━━━━━ DATA FOR PROCESSING ━━━━━
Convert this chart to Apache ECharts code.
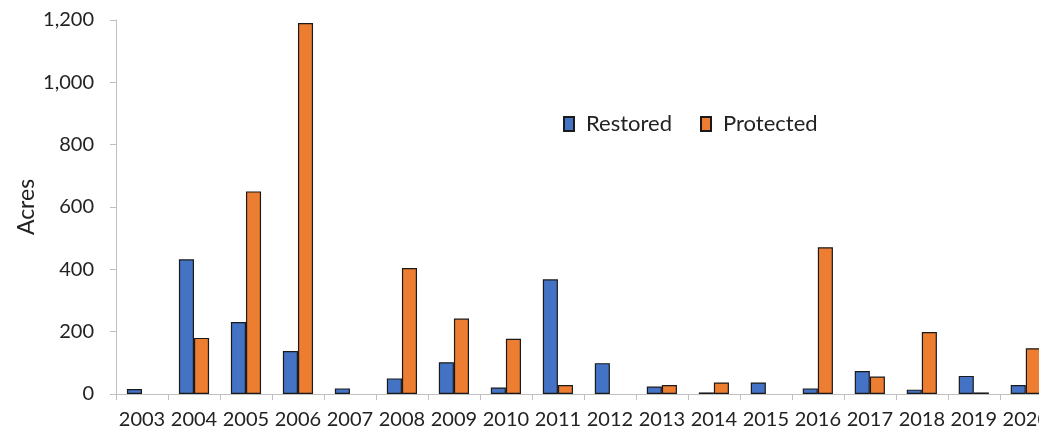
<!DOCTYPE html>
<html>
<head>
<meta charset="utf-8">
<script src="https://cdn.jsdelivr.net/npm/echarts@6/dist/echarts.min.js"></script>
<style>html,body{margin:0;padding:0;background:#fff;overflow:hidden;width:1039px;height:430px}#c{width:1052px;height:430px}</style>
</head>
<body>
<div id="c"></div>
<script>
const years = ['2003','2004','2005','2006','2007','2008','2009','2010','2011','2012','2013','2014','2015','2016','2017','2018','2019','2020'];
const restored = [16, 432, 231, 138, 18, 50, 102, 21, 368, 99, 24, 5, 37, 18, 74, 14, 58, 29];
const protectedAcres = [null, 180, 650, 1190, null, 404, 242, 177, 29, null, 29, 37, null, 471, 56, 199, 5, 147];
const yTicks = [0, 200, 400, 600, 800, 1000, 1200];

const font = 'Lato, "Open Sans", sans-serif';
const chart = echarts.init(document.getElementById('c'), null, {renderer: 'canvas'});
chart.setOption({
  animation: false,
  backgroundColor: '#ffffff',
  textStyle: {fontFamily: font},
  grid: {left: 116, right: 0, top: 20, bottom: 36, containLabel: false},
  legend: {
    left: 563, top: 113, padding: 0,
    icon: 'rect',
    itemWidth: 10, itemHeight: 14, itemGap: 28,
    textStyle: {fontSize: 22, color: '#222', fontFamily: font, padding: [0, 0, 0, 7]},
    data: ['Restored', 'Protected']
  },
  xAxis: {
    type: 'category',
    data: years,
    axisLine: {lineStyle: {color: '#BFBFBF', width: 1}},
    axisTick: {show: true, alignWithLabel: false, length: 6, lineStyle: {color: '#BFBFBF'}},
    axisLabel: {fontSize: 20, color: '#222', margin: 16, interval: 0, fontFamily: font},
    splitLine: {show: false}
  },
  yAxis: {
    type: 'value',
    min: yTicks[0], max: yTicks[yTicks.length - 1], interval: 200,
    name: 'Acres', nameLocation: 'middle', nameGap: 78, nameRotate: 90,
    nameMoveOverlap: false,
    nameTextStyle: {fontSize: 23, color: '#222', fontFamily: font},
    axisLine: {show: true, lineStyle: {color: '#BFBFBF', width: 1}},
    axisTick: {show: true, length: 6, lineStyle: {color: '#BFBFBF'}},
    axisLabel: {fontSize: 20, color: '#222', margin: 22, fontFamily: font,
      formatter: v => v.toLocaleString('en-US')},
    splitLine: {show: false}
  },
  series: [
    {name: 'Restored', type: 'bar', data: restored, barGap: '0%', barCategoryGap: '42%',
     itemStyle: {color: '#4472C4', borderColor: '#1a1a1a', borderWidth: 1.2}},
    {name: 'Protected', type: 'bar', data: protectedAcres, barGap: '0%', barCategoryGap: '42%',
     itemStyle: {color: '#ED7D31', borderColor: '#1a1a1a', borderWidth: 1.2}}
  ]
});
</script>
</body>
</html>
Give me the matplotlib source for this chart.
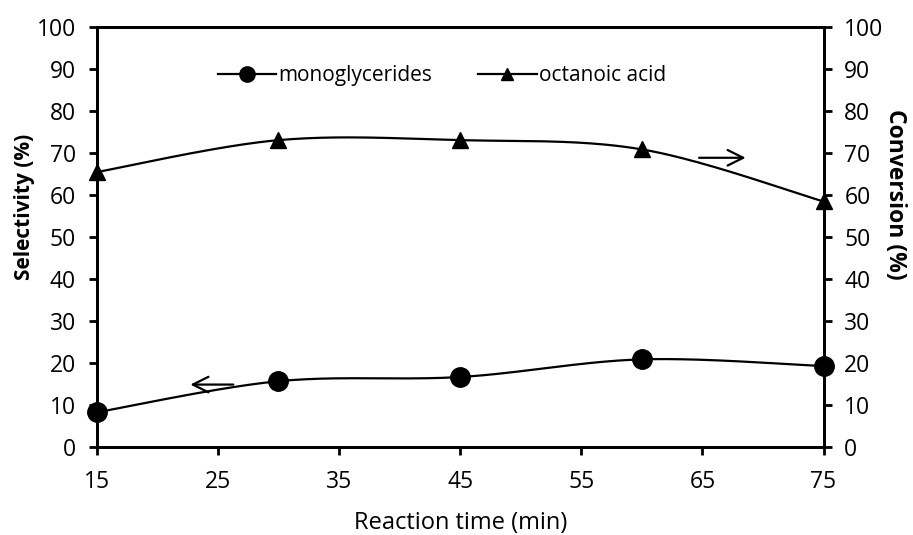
━━━━━
PROBLEM STATEMENT —
Check each line of the records above for the string "this", and report every line that has it.

REPLY TO THE EXERCISE —
Convert this chart to Apache ECharts code.
Give me the matplotlib source for this chart.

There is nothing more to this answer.